WHAT YOU NEED TO DO: Going through the material below, please gather all lines with the word "matplotlib" in them.
--------------------
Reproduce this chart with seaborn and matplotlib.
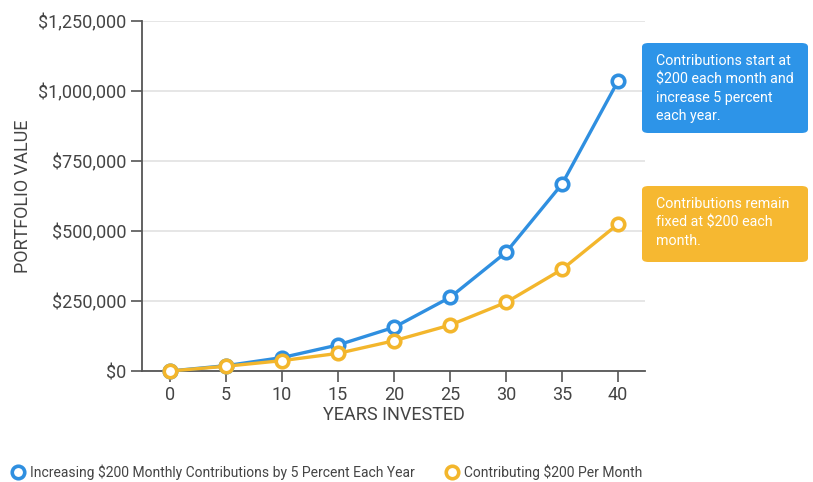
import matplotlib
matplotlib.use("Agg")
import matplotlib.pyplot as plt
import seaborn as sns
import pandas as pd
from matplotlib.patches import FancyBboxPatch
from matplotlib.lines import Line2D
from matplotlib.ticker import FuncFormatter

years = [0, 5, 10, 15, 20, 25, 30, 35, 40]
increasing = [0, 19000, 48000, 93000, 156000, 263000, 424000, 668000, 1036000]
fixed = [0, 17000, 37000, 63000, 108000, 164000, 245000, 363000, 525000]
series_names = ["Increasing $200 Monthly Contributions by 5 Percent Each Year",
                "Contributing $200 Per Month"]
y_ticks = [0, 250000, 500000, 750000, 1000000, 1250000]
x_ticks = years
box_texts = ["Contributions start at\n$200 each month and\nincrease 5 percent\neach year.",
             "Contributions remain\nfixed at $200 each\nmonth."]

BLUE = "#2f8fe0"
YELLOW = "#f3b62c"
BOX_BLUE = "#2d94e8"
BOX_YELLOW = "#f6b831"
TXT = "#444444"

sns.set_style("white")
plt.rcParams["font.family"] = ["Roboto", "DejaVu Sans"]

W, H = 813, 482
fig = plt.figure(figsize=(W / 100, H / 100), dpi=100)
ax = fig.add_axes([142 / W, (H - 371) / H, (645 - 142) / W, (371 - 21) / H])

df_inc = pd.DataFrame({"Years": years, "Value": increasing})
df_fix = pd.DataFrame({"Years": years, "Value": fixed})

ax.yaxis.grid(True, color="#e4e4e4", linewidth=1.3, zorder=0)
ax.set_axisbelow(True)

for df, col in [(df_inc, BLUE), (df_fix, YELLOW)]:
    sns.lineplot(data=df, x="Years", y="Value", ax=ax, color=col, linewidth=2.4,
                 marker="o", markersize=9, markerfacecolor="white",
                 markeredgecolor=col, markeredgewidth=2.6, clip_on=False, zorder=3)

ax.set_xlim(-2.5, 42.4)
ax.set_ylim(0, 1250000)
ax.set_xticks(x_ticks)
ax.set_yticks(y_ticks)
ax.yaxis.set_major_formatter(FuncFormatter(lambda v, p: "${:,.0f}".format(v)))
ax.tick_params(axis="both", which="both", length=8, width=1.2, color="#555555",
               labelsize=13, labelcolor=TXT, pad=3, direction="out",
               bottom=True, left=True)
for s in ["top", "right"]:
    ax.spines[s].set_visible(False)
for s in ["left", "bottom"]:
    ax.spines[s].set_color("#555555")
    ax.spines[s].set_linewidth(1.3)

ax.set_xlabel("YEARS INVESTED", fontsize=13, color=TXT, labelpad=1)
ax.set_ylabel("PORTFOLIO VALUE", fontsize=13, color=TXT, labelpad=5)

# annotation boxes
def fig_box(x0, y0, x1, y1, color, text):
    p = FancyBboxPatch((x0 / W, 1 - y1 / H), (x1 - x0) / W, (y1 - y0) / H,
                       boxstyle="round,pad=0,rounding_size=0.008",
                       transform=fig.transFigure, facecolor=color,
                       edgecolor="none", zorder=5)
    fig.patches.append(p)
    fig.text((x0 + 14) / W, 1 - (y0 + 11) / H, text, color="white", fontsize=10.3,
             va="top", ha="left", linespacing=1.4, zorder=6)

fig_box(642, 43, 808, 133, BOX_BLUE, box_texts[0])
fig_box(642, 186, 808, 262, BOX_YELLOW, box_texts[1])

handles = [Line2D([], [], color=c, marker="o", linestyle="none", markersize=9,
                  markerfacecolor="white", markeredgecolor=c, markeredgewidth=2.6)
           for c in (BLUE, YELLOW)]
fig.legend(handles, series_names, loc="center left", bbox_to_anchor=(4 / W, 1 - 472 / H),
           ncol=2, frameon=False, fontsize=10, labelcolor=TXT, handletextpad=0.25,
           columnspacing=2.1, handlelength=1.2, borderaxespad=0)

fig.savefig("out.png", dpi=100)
--------------------
RESULT:
Reproduce this chart with seaborn and matplotlib.
import matplotlib
matplotlib.use("Agg")
import matplotlib.pyplot as plt
from matplotlib.patches import FancyBboxPatch
from matplotlib.lines import Line2D
from matplotlib.ticker import FuncFormatter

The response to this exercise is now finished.